SQL TL;DR: Subqueries & CTEs (DQL)
Back to SQL TL;DR Hub

Subqueries & CTEs (WITH)

/tldr: Breaking complex queries into logical, sequential steps.

Complex Logic Advanced DQL Readability & Recursion

THE CORE IDEA: Querying a Query

When you need to use the result of one SELECT statement as input for another, you use a subquery or a CTE. This pattern is fundamental to solving multi-step analytical problems, such as "Find the employees whose salary is above the average salary of their department."

Step 1 (Inner Query) Step 2 (Outer Query)

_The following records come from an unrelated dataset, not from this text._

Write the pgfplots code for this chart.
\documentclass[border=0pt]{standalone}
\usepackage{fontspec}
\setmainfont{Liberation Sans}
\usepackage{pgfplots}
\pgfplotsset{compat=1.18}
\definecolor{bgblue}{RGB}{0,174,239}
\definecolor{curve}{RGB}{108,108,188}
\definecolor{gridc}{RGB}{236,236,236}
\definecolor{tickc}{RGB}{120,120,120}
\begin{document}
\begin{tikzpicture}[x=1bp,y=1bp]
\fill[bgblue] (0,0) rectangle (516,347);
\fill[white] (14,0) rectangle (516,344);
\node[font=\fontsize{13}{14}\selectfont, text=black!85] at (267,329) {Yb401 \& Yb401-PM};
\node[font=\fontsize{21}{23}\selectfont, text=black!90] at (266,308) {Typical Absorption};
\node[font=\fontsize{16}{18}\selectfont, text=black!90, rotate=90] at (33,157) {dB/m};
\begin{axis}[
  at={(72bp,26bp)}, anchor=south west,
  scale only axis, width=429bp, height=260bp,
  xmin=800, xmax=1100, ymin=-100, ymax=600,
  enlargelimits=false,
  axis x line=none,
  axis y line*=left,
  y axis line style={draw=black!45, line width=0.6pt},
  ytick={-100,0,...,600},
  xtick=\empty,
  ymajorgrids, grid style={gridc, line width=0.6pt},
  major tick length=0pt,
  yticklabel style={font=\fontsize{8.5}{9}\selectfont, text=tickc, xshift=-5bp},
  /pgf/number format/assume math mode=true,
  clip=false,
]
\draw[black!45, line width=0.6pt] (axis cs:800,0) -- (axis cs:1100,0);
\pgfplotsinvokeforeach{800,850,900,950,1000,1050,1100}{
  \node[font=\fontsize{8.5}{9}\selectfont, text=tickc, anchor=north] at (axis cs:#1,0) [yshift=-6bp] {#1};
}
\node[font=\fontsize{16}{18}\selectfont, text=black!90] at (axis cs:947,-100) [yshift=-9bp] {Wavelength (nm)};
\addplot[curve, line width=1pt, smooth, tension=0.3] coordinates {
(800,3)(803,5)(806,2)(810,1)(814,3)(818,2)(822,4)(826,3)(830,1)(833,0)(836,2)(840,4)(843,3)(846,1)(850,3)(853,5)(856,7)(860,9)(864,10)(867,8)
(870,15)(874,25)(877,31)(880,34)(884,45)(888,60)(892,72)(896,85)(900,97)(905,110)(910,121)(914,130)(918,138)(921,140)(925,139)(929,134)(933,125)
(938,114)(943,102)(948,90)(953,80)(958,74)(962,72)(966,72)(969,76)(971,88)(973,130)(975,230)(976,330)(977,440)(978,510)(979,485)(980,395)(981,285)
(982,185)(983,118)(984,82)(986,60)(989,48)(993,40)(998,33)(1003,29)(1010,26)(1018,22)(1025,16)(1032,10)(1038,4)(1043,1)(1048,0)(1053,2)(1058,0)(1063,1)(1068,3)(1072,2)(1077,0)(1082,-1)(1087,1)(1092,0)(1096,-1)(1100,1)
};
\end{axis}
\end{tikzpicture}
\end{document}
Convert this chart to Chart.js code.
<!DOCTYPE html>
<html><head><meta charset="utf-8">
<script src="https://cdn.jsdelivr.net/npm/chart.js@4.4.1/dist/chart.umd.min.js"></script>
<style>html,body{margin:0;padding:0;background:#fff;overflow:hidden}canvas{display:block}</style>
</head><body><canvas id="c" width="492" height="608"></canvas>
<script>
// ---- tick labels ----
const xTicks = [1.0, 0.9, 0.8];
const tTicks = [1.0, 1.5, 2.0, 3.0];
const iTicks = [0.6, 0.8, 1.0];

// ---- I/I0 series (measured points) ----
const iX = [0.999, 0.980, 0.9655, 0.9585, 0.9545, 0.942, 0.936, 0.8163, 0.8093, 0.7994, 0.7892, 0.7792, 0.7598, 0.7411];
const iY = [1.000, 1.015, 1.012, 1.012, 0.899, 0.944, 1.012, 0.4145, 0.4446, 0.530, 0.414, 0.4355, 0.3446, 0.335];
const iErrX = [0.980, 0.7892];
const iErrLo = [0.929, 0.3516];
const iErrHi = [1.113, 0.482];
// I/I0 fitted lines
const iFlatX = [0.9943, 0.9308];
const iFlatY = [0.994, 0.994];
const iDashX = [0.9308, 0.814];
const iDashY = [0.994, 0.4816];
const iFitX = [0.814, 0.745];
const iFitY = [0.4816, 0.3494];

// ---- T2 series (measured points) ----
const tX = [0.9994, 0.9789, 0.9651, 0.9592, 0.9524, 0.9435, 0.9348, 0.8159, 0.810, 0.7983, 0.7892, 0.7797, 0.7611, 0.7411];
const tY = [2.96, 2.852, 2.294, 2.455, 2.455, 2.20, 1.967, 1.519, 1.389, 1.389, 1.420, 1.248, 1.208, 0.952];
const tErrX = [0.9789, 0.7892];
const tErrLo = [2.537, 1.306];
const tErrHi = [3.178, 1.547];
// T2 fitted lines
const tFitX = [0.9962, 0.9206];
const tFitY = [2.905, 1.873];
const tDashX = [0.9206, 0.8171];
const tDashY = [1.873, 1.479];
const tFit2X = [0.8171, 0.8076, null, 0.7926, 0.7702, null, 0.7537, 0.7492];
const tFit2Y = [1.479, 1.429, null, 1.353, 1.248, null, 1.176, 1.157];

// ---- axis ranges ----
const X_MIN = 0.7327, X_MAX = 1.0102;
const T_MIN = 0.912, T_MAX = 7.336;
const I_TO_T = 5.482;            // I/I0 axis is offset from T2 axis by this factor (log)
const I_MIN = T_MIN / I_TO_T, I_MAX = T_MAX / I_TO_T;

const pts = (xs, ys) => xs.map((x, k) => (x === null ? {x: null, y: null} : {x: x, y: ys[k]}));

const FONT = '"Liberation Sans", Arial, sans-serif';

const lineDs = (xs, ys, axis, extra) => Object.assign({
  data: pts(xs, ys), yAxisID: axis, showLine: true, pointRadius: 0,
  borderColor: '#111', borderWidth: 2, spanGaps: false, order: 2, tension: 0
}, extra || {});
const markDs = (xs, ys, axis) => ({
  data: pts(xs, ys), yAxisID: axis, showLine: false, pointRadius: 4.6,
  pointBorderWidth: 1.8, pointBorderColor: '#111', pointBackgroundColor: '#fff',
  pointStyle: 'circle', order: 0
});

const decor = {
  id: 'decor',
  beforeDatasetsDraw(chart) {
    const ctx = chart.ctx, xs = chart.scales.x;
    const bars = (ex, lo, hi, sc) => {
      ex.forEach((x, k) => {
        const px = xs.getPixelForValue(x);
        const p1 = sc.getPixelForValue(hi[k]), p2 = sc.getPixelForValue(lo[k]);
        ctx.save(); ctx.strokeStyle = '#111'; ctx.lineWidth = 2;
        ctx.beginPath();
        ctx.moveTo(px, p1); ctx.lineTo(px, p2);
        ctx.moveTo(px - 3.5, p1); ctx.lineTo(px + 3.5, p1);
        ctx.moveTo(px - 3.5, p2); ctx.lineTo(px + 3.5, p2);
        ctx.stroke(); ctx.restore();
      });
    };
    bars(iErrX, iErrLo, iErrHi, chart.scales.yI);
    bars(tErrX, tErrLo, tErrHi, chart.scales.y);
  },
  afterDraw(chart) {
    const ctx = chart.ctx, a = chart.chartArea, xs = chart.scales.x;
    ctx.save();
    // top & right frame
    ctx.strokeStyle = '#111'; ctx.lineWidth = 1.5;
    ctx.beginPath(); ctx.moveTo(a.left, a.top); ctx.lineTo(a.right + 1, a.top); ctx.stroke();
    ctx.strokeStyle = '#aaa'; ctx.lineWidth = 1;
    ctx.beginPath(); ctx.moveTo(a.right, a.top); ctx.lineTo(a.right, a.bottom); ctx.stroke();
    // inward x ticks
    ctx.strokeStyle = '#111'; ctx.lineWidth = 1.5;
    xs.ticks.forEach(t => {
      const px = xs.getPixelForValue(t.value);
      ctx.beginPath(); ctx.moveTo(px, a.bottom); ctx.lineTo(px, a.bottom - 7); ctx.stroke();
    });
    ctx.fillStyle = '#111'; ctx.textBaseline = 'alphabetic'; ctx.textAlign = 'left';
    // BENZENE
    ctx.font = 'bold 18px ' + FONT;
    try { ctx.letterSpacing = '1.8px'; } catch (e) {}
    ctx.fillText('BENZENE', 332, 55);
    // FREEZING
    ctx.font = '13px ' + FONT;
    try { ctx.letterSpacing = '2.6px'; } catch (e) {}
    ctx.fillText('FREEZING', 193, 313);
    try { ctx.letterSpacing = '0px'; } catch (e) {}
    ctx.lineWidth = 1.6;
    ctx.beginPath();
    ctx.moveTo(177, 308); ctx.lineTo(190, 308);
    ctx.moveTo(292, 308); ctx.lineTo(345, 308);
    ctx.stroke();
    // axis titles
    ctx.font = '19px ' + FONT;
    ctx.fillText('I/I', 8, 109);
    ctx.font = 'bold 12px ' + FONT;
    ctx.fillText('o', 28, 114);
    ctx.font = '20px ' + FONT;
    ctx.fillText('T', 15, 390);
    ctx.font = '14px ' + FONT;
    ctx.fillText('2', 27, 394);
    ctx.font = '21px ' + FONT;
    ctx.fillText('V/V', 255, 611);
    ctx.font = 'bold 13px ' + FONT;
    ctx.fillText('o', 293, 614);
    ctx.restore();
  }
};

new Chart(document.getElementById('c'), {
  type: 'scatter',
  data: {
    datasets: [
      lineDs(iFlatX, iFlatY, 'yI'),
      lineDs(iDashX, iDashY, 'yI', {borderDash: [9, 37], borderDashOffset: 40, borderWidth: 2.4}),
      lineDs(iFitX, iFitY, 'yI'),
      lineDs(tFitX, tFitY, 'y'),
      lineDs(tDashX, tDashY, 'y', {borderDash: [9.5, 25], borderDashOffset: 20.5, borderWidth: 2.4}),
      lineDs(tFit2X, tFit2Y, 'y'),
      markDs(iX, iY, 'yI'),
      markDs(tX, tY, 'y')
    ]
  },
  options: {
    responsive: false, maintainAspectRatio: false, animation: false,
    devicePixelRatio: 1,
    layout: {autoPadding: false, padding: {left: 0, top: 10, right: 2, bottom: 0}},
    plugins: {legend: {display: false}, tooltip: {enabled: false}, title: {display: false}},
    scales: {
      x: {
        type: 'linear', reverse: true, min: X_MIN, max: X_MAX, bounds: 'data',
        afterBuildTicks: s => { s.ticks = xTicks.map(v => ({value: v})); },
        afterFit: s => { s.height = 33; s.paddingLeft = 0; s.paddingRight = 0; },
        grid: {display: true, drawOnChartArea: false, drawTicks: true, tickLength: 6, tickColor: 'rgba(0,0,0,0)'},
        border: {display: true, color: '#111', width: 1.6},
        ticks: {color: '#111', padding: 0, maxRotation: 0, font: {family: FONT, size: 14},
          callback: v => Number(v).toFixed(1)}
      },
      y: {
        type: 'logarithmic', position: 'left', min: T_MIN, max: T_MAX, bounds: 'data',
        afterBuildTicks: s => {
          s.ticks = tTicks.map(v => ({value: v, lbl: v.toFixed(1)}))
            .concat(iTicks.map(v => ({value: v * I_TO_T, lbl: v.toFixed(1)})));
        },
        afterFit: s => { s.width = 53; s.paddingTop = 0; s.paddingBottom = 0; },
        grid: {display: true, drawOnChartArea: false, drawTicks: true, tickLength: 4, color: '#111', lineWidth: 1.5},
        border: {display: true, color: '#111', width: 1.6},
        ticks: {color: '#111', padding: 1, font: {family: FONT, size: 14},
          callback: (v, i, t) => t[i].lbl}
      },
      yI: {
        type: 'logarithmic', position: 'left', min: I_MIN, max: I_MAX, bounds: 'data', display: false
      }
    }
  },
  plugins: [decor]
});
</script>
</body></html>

1. Subqueries (Nested Queries)

Subqueries are standard queries placed within parentheses and embedded in a larger query (the outer query).

Types of Subqueries

  • Scalar Subquery

    Returns a single value (one row, one column). Can be used anywhere a single value is expected (SELECT, WHERE, HAVING).

  • Multi-Row Subquery

    Returns one column but multiple rows. Used with operators like IN, ANY, or ALL in the WHERE clause.

  • Inline View (FROM Clause)

    Returns multiple columns and rows. Used in the FROM clause, acting like a temporary table for the outer query.

  • Example (Scalar Subquery)

    -- Find employees whose salary is above the company average
    SELECT
        employee_name,
        salary
    FROM
        employees
    WHERE
        salary > (
            -- Scalar Subquery calculates single value (avg_salary)
            SELECT AVG(salary) FROM employees
        );
                        

    2. Common Table Expressions (CTEs / WITH)

    CTEs are named, temporary result sets defined within the execution scope of a single SELECT, INSERT, UPDATE, or DELETE statement. They are the modern, cleaner way to manage complex, multi-step queries.

    Syntax and Benefits

    CTEs improve readability because you define the logic steps *before* the main query, eliminating deep nesting.

    -- Define CTE(s) first
    WITH
        DepartmentAverages AS (
            SELECT department, AVG(salary) AS avg_salary
            FROM employees
            GROUP BY department
        )
    
    -- Execute the main query using the CTE as if it were a table
    SELECT
        e.employee_name,
        e.salary,
        a.avg_salary
    FROM
        employees e
    JOIN
        DepartmentAverages a ON e.department = a.department
    WHERE
        e.salary > a.avg_salary;
                    

    Advanced Topics

    Correlated Subqueries (Caution)

    An inner query that depends on the outer query for its values. It runs once for **every single row** of the outer query. **Warning:** They are powerful but often much slower than CTEs or JOINs, especially on large datasets.

    WHERE salary > (
        SELECT AVG(salary)
        FROM employees e2
        -- Correlated to the outer query (e)
        WHERE e2.department = e.department
    )
                            

    Recursive CTEs

    A specialized CTE that can reference itself. Used primarily for querying hierarchical data structures (e.g., organizational charts, bill of materials, network paths).

    (Requires WITH RECURSIVE syntax and a termination condition to prevent infinite loops.)

    3. Combining Results: UNION vs. UNION ALL

    These set operators combine the result sets of two or more independent SELECT statements into a single result.

    UNION (Distinct)

    Combines results and automatically removes duplicate rows. This deduplication process adds overhead, making it slower.

    UNION ALL (Raw)

    Combines all results, including all duplicate rows. This is generally much faster, so use it unless you explicitly need deduplication.

    Mandatory Rule: All queries being combined must have the same number of columns and the columns must have compatible data types, in the same order.
    SELECT first_name, last_name, 'Customer' AS source FROM customers
    UNION ALL
    SELECT first_name, last_name, 'Employee' AS source FROM employees
    ORDER BY last_name;
                

    Build complex logic step-by-step.

    When in doubt, use a CTE—your future self will thank you for the readability.